Start of Raw data

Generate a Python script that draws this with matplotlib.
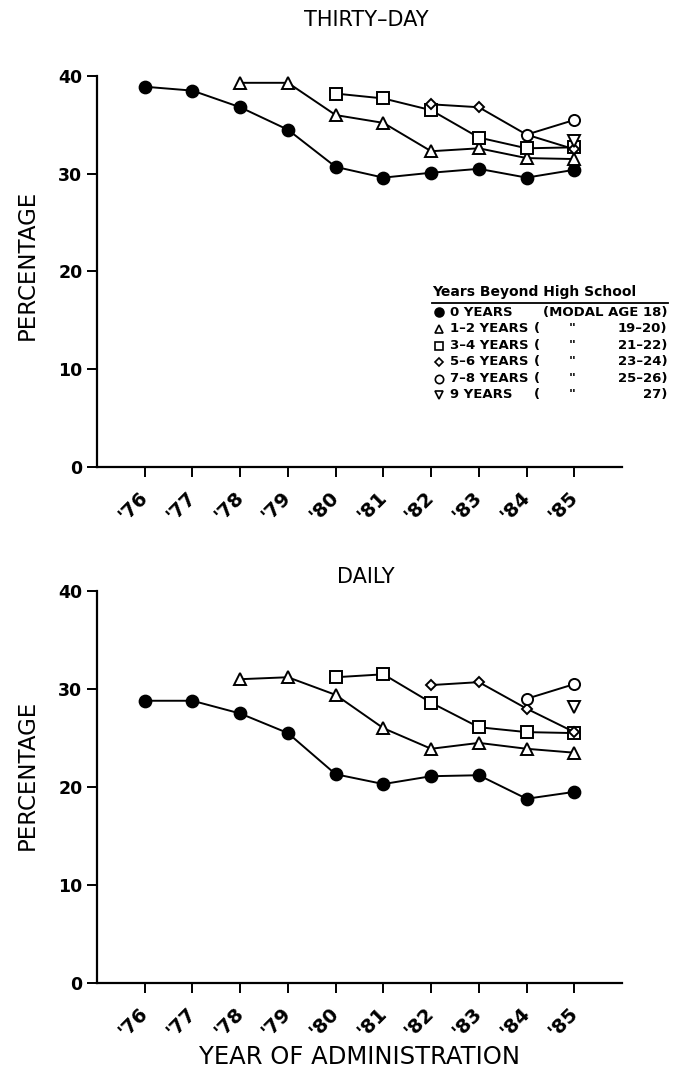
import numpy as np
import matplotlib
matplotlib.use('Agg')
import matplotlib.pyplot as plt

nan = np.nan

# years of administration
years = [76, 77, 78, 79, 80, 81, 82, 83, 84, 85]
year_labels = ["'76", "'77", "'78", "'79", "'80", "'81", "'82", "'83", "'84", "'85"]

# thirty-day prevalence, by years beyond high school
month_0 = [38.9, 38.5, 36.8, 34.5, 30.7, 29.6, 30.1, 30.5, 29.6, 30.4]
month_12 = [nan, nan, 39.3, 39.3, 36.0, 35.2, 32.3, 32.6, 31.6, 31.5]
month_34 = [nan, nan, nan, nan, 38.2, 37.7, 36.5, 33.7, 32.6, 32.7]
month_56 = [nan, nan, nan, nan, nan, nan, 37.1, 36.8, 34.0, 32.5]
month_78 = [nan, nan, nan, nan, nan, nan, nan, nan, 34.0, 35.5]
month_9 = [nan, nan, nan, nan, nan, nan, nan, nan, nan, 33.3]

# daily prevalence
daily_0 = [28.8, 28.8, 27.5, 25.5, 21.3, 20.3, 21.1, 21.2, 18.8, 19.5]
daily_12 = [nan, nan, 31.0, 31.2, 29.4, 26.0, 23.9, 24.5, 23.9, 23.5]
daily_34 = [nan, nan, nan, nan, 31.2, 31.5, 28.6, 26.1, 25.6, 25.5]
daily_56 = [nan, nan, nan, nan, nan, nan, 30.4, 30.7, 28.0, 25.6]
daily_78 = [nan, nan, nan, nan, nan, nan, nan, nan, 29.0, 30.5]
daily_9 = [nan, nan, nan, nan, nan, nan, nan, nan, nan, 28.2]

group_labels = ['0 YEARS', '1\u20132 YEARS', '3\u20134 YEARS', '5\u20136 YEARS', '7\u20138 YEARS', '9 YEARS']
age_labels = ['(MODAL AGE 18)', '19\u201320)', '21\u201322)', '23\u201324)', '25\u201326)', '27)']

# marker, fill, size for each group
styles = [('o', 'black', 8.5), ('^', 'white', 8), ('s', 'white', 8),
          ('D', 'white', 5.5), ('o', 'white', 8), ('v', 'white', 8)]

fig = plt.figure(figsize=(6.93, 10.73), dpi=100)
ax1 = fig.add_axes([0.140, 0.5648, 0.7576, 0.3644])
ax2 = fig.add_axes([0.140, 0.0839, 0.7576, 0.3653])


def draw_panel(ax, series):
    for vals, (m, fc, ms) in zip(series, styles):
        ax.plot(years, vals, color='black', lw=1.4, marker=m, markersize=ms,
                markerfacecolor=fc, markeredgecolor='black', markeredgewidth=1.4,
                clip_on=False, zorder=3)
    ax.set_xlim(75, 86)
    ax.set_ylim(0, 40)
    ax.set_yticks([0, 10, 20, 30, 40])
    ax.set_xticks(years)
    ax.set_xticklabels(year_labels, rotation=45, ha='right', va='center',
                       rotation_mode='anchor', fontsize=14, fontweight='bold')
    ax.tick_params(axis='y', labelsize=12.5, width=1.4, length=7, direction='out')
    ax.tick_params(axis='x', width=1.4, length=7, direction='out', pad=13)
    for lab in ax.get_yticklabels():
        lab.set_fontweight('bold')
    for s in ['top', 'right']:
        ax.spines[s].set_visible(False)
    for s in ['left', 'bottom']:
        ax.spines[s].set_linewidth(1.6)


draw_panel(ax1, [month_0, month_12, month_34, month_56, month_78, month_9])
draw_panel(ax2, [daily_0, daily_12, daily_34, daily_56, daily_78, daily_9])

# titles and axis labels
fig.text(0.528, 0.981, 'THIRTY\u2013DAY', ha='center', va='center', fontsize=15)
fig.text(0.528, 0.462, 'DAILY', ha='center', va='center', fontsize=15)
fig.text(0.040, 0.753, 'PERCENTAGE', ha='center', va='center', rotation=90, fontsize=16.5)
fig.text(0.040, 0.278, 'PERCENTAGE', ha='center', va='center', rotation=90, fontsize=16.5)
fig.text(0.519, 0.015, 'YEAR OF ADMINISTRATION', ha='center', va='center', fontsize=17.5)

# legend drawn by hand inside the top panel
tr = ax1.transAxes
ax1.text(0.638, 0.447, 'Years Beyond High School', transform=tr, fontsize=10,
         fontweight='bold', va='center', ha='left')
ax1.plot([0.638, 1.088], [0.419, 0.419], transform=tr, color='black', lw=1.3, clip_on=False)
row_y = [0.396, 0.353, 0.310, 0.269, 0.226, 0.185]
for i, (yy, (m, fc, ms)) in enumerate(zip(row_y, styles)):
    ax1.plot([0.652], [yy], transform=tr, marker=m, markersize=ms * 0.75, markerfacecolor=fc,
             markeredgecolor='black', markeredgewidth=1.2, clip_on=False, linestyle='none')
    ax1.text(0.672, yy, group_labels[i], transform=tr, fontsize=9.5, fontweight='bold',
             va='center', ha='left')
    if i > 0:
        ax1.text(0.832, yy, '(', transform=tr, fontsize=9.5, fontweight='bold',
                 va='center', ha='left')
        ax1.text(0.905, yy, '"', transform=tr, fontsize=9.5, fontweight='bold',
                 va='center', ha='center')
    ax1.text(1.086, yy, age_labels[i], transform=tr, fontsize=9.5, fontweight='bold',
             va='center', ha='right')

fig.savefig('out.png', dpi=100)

End of Raw data

Take the lines from the start of the material to the line with "nan, nan, 33.3]", both included, and transcribe them exactly without the pictures.

Result of this task:
Generate a Python script that draws this with matplotlib.
import numpy as np
import matplotlib
matplotlib.use('Agg')
import matplotlib.pyplot as plt

nan = np.nan

# years of administration
years = [76, 77, 78, 79, 80, 81, 82, 83, 84, 85]
year_labels = ["'76", "'77", "'78", "'79", "'80", "'81", "'82", "'83", "'84", "'85"]

# thirty-day prevalence, by years beyond high school
month_0 = [38.9, 38.5, 36.8, 34.5, 30.7, 29.6, 30.1, 30.5, 29.6, 30.4]
month_12 = [nan, nan, 39.3, 39.3, 36.0, 35.2, 32.3, 32.6, 31.6, 31.5]
month_34 = [nan, nan, nan, nan, 38.2, 37.7, 36.5, 33.7, 32.6, 32.7]
month_56 = [nan, nan, nan, nan, nan, nan, 37.1, 36.8, 34.0, 32.5]
month_78 = [nan, nan, nan, nan, nan, nan, nan, nan, 34.0, 35.5]
month_9 = [nan, nan, nan, nan, nan, nan, nan, nan, nan, 33.3]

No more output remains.